_Given request_: Can you copy out the data exactly? Leave the images out.

* START Given information *

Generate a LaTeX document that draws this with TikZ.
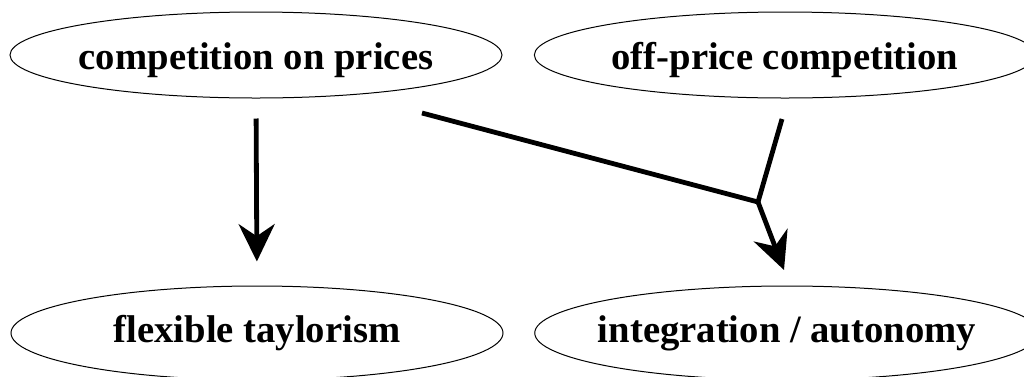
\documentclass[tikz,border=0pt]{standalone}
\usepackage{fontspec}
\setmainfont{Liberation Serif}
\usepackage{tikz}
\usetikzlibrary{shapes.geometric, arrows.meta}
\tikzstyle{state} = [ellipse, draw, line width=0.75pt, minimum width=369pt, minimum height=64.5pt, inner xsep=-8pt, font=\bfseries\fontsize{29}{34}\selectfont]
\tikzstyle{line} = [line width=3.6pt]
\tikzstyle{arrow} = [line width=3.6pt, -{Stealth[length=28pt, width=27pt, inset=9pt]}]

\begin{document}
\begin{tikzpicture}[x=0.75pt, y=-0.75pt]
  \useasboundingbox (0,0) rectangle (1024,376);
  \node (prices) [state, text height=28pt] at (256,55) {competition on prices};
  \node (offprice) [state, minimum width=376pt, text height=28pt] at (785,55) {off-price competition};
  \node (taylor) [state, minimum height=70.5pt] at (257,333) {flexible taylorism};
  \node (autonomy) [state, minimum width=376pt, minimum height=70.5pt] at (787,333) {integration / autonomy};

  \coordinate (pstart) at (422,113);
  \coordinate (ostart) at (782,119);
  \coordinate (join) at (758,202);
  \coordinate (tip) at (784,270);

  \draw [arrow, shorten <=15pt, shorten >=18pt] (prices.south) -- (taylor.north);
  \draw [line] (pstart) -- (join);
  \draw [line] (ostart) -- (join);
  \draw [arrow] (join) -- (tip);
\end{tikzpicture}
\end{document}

* END Given information *

_Complete answer_:
Generate a LaTeX document that draws this with TikZ.
\documentclass[tikz,border=0pt]{standalone}
\usepackage{fontspec}
\setmainfont{Liberation Serif}
\usepackage{tikz}
\usetikzlibrary{shapes.geometric, arrows.meta}
\tikzstyle{state} = [ellipse, draw, line width=0.75pt, minimum width=369pt, minimum height=64.5pt, inner xsep=-8pt, font=\bfseries\fontsize{29}{34}\selectfont]
\tikzstyle{line} = [line width=3.6pt]
\tikzstyle{arrow} = [line width=3.6pt, -{Stealth[length=28pt, width=27pt, inset=9pt]}]

\begin{document}
\begin{tikzpicture}[x=0.75pt, y=-0.75pt]
  \useasboundingbox (0,0) rectangle (1024,376);
  \node (prices) [state, text height=28pt] at (256,55) {competition on prices};
  \node (offprice) [state, minimum width=376pt, text height=28pt] at (785,55) {off-price competition};
  \node (taylor) [state, minimum height=70.5pt] at (257,333) {flexible taylorism};
  \node (autonomy) [state, minimum width=376pt, minimum height=70.5pt] at (787,333) {integration / autonomy};

  \coordinate (pstart) at (422,113);
  \coordinate (ostart) at (782,119);
  \coordinate (join) at (758,202);
  \coordinate (tip) at (784,270);

  \draw [arrow, shorten <=15pt, shorten >=18pt] (prices.south) -- (taylor.north);
  \draw [line] (pstart) -- (join);
  \draw [line] (ostart) -- (join);
  \draw [arrow] (join) -- (tip);
\end{tikzpicture}
\end{document}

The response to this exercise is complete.